A straightforward version of this clause might read:

"All intellectual property rights in the deliverables shall remain with [Your Name/Business] until full payment has been received. Upon receipt of complete payment, IP rights transfer to the Client automatically. No separate assignment document is required."

This gives you real, practical leverage. When a client is sitting on an unpaid invoice but wants to launch their new website, publish their brand report, or roll out the identity you designed, the conversation shifts. You're not begging for payment. You're simply noting that ownership transfers when the invoice is settled.

This clause works best when the client understands it before the project starts, not after a dispute arises. Walk them through it during onboarding. Most reasonable clients won't object, they'll respect the professionalism.

Cancellation Fees: What to Charge and How to Word It

A cancellation fee (also referred to as a kill fee, or termination fee) compensates you when a client cancels a project after work has begun, or after you've blocked out time for it. Without one, cancellation means lost income with no recourse.

What to charge depends on when the cancellation happens:

  • Before work begins (but after signing): 10%–25% of the total project fee, or forfeit the deposit
  • During the project: payment for all completed work, plus 25%–50% of the remaining project fee
  • Close to completion: payment for all completed work, plus 75%–100% of the remaining fee

How to word it: be specific about the trigger. Define “cancellation” clearly. It could be a written notice from the client or a period of unresponsiveness like 30 days without communication after follow-ups.

A sample clause:

"If the Client cancels this project after signing, a cancellation fee applies: [percentage] of the total project fee or payment for all work completed to date, whichever is greater. The deposit is non-refundable in all cancellation scenarios."

Notice how the cancellation fee works alongside your deposit policy. The deposit covers your minimum exposure; the cancellation fee covers the rest. Together, they ensure that cancellation is never financially catastrophic.

Turn Your Contract Into an Invoicing Roadmap

The best freelance contracts don't just protect you, they tell you exactly when to invoice and for how much.

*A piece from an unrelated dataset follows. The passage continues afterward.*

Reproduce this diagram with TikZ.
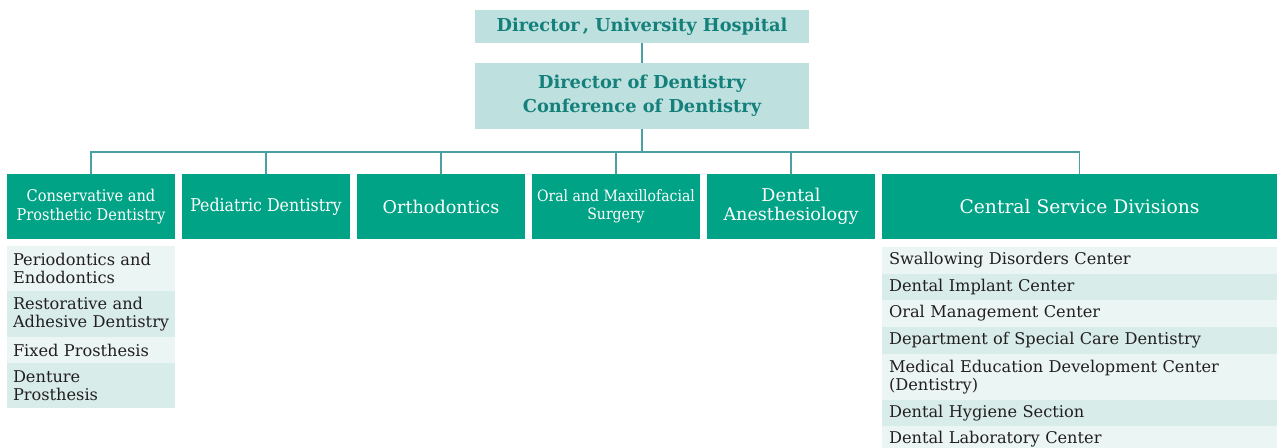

Learning how to write a freelance contract means thinking of it as building an invoicing schedule in advance. Here's a practical framework:

Step 1: Break the project into phases. Every project has natural stages: research, first draft, revisions, final delivery. Define these in your scope of work.

Step 2: Attach a payment to each phase. Your milestone clause should tie each payment to a specific, verifiable deliverable. For example:

  • Phase 1: Project kick-off: 30% deposit due before work begins
  • Phase 2: First draft delivery: 30% due within 7 days of delivery
  • Phase 3: Final delivery (post-revisions): 40% due upon delivery, with IP transfer on payment

Step 3: Use your contract as your invoice reference. When you send each invoice, reference the specific contract clause and deliverable. This removes ambiguity and makes it significantly harder for a client to dispute the charge.

Every invoice you send should trace directly back to a signed agreement. No surprises for the client, no uncertainty for you. When your contract and your invoicing process are aligned, payment disputes drop dramatically, because there's nothing to dispute.

Protect the Income You've Earned

The right freelance contract clauses aren't legal decoration, they're the foundation of your cash flow. A deposit secures commitment. Milestones keep money moving. Late-payment penalties discourage delays. IP-on-payment gives you leverage. Cancellation fees protect against killed projects. A clear scope stops work from expanding without pay.

Before your next project, revisit your freelance contract template with fresh eyes. Check that every clause directly supports one thing: getting you paid fairly, on time, and without drama. Whether you're starting from scratch or refining an existing agreement, understanding how to write a freelance contract with these protections in place will save you hours of chasing, negotiating, and stressing across every project that follows.

Fifteen minutes spent tightening your contract today is the best investment you can make in your freelance income.